Reading & Writing in Chronological Order
Much of the reading and writing you'll do occurs in chronological order. This means that the events in a story happen in order from beginning to end. Writing in chronological order helps the reader follow what is happening in a story. For example, if a woman in a story wants to prepare for an exam, she will first go to class, then study, then take the exam. These events all happen in an order the reader knows. In this section you will learn how to use context clues, prediction, and our prior knowledge to help figure out the chronological order of a reading.
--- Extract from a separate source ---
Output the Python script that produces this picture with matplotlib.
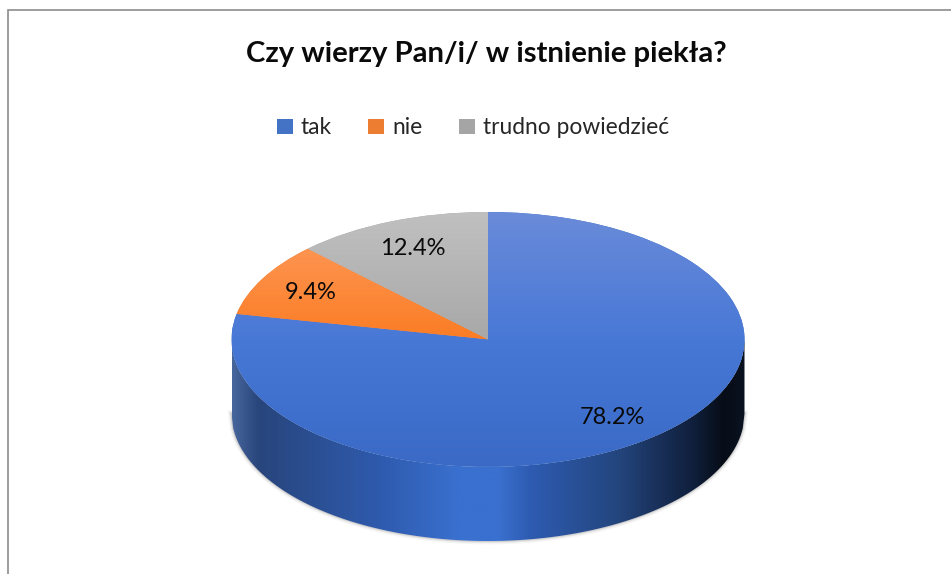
import numpy as np
import matplotlib
matplotlib.use("Agg")
import matplotlib.pyplot as plt
from matplotlib.colors import LinearSegmentedColormap
from matplotlib.patches import Patch, PathPatch, Rectangle
from matplotlib.path import Path

# data
title = "Czy wierzy Pan/i/ w istnienie piekła?"
categories = ["tak", "nie", "trudno powiedzieć"]
values = [78.2, 9.4, 12.4]
colors = ["#4472c4", "#ed7d31", "#a5a5a5"]

# top face shading, light at the back of the pie, darker at the front
top_shades = [
    ["#3a6ac6", "#4878d6", "#6a8bd9"],
    ["#f97414", "#fb7c24", "#ff9e62"],
    ["#989898", "#a8a8a8", "#c0c0c0"],
]
side_stops = [
    (0.0, "#47669c"), (0.05, "#28457c"), (0.3, "#2f5cb0"), (0.44, "#3a70cf"),
    (0.52, "#3a70cf"), (0.58, "#2e5cb2"), (0.75, "#24467f"), (0.9, "#101f3c"),
    (0.96, "#070d17"), (1.0, "#0a1220"),
]
depth = 74 / 127

plt.rcParams["font.family"] = ["Lato", "DejaVu Sans"]

W, H = 951, 574
fig = plt.figure(figsize=(W / 100, H / 100), dpi=100)
ax = fig.add_axes([231.5 / W, 33 / H, 513 / W, 329 / H])

wedges, texts, autotexts = ax.pie(
    values, colors=colors, startangle=90, counterclock=False, radius=1,
    autopct="%.1f%%", pctdistance=0.77, wedgeprops={"linewidth": 0},
    textprops={"fontsize": 17, "color": "#0a0a0a"},
)
ax.set_aspect("auto")
ax.set_xlim(-1, 1)
ax.set_ylim(-1 - depth, 1)

# gradient on each slice
ramp = np.linspace(0, 1, 256).reshape(-1, 1)
for w, shades in zip(wedges, top_shades):
    w.set_zorder(2)
    cmap = LinearSegmentedColormap.from_list("top", shades)
    im = ax.imshow(ramp, cmap=cmap, extent=(-1, 1, -1, 1), origin="lower",
                   aspect="auto", zorder=3, interpolation="bilinear")
    im.set_clip_path(w)
for t in autotexts:
    t.set_zorder(5)

# small nudges of the labels
px, py = autotexts[0].get_position()
autotexts[0].set_position((px, py - 0.015))
px, py = autotexts[1].get_position()
autotexts[1].set_position((px - 0.015, py))

# side wall of the disc
x = np.linspace(-1, 1, 300)
lower = -np.sqrt(1 - x ** 2)
verts = np.concatenate([
    np.column_stack([x, lower]),
    np.column_stack([x[::-1], lower[::-1] - depth]),
])
side_path = Path(np.vstack([verts, verts[0]]), closed=True)
side = PathPatch(side_path, facecolor="none", edgecolor="none", zorder=1)
ax.add_patch(side)
side_cmap = LinearSegmentedColormap.from_list("side", side_stops)
im = ax.imshow(np.linspace(0, 1, 512).reshape(1, -1), cmap=side_cmap,
               extent=(-1, 1, -1 - depth, 0), aspect="auto", zorder=1,
               interpolation="bilinear")
im.set_clip_path(side)

# soft shadow round the wall
for lw, a in [(5, 0.04), (3, 0.06), (1.5, 0.1)]:
    ax.plot(x, lower - depth, color="black", lw=lw, alpha=a, zorder=0, clip_on=False)

ax.set_xlim(-1, 1)
ax.set_ylim(-1 - depth, 1)

fig.text(486 / W, 1 - 54 / H, title, fontsize=21.1, fontweight="bold",
         color="#0a0a0a", ha="center", va="center")

handles = [Patch(facecolor=c, edgecolor="none") for c in colors]
fig.legend(handles, categories, ncols=3, frameon=False, fontsize=16.4,
           loc="center", bbox_to_anchor=(473 / W, 1 - 128 / H),
           handlelength=0.7, handleheight=0.7, handletextpad=0.35,
           columnspacing=1.6, labelcolor="#262626")

# chart frame, cut off by the image on the right and at the bottom
fig.add_artist(Rectangle((7.5 / W, -0.1), 1.1, 1.1 - 10.5 / H,
                         transform=fig.transFigure, facecolor="none",
                         edgecolor="#8c8c8c", lw=1.2))

fig.savefig("out.png", dpi=100)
- Context Clues: Look at a reading and see what words are used. Nouns and pronouns can be context clues that help you see the order of sentences. As you learned in Unit 1, a noun needs to be defined before a pronoun can be used. Take this
sentence for example: Anna needed to pick up the car before noon, so she hurried to finish her work. Anna needs to come first to tell us who "she" and "her" refers to. If you see a pronoun in a reading, make sure the noun it refers to comes first.
- Prediction: Use the predicting skills you practice in Unit 2 to help understand chronological order. Using the earlier example, if a reading tells us Anna needs to go to work in the morning and pick up the car by noon, we know work will
come first and the car will come second.
- Prior Knowledge: Think about what you already know about an event. In Unit 4 you’ll write about your daily routine. You already know how most people will order their day: first wake up, second eat breakfast, third go to work or school,
and so on. By thinking through the order as you already know it, you can understand the chronological order of events in a reading.
Sometimes a reading will use reverse chronological order, or go backwards. If you already know the chronological order that should occur you’ll have an easier time understanding the reading. Knowing the usual chronological order of events is also helpful if a reading jumps around, or moves out of order. When we understand the order things usually occur we can better comprehend, or understand, a reading.
In our own writing we can often assume that the reader will know the correct chronological order of our events. If we jump around too much, we could confuse the reader and make our writing hard to understand. By thinking through the events we want to use and what order describes them the best, we can help our reader follow our writing easily.